PROMPT
In the records below, find the line containing "Give me the" and the line containing "from matplotlib.lines import Line2D". Give again exactly those lines and every line between them, omitting the pictures.

PROVIDED DATA
────────────────
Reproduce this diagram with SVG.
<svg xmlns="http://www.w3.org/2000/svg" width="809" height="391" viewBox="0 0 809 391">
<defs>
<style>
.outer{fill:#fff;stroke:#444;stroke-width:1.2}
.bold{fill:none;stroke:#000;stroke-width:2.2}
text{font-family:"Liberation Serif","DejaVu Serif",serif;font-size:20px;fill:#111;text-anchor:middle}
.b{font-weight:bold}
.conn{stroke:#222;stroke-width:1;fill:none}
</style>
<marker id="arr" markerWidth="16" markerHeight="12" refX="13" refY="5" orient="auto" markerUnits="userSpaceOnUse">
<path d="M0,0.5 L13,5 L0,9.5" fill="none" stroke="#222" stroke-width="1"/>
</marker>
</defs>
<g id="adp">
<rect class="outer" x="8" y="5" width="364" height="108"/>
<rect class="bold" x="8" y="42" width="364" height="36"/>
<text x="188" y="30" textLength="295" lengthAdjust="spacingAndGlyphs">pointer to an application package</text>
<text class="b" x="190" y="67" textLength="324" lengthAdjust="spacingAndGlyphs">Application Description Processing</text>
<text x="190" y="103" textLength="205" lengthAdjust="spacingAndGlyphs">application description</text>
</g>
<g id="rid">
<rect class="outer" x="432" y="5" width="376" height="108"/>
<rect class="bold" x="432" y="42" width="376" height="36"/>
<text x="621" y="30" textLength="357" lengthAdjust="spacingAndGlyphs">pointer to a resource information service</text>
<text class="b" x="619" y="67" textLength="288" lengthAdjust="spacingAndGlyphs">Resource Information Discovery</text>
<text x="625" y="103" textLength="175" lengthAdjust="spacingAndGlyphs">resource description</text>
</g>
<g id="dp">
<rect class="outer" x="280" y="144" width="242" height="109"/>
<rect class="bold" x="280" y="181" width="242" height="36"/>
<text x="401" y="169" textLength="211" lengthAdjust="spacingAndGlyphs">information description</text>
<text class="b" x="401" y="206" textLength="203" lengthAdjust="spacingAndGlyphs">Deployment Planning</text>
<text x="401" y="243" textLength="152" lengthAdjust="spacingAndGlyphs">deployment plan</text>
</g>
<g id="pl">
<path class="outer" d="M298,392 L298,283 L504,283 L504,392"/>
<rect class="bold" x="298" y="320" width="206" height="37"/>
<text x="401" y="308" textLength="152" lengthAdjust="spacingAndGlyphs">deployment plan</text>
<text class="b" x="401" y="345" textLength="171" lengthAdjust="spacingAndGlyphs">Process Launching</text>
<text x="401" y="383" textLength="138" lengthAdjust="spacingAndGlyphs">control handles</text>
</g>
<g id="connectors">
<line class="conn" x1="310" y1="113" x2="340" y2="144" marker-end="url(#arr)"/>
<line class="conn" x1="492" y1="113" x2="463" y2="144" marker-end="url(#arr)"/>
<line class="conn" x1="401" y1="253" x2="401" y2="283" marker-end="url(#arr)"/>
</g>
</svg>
────────────────
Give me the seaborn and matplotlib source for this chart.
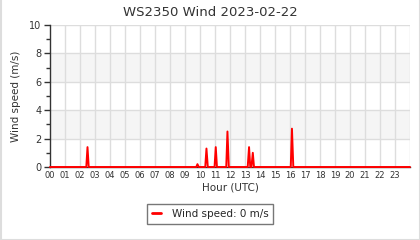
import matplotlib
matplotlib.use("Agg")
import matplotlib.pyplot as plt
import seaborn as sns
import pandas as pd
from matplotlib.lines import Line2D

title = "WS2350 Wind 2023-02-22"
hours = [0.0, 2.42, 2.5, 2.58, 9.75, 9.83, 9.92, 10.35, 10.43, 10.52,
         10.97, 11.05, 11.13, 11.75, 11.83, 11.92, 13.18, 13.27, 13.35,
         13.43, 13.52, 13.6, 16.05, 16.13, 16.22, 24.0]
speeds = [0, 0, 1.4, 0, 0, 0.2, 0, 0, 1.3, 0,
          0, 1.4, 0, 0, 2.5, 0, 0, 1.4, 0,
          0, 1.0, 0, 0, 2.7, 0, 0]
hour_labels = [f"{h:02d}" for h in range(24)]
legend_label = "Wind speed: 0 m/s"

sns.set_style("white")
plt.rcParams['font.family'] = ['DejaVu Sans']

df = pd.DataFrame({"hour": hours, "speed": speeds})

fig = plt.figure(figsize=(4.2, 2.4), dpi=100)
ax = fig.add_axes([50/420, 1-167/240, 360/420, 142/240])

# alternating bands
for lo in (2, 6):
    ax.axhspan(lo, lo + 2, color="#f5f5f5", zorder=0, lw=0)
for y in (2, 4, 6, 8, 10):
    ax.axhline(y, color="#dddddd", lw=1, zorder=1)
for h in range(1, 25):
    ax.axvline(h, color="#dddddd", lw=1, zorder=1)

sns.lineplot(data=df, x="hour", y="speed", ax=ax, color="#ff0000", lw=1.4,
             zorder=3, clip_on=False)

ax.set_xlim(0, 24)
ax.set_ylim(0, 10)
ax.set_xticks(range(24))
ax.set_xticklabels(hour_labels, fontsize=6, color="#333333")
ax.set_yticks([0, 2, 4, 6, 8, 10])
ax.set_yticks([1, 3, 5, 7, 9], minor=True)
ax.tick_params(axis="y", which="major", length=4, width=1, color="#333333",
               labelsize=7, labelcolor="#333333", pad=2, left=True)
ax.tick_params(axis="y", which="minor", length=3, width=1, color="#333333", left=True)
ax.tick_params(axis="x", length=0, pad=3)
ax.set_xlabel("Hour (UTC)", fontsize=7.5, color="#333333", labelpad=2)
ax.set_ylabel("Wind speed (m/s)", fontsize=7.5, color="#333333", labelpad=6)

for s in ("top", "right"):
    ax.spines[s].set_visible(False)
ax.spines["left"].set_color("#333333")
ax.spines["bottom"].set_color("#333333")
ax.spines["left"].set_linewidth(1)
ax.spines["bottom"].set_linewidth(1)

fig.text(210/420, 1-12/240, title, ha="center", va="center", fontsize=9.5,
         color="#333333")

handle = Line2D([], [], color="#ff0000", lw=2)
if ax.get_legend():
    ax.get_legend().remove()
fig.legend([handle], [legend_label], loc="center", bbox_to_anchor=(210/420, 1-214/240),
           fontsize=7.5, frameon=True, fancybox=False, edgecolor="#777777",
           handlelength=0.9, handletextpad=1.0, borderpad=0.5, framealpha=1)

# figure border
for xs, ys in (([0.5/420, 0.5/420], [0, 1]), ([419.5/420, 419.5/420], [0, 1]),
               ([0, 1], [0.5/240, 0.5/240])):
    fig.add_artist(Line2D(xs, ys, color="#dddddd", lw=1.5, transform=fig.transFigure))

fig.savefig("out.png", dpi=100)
────────────────
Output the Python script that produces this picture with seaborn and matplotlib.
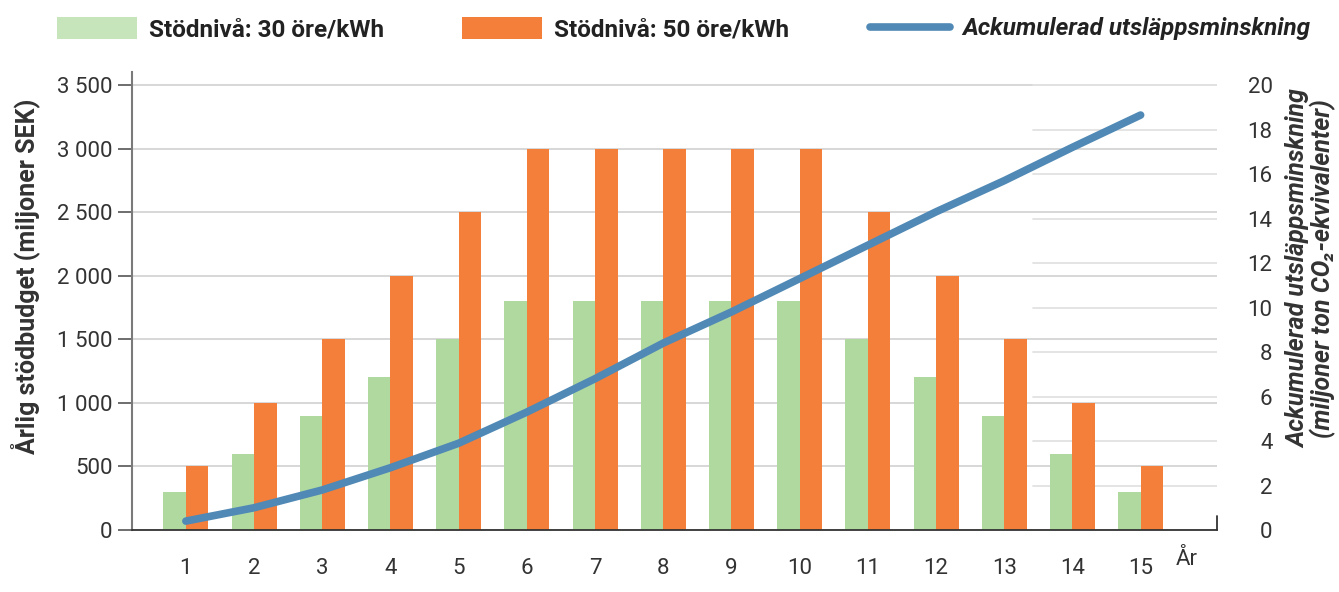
────────────────
ANSWER FOR THE TASK
Give me the seaborn and matplotlib source for this chart.
import matplotlib
matplotlib.use("Agg")
import matplotlib.pyplot as plt
import seaborn as sns
import pandas as pd
from matplotlib.lines import Line2D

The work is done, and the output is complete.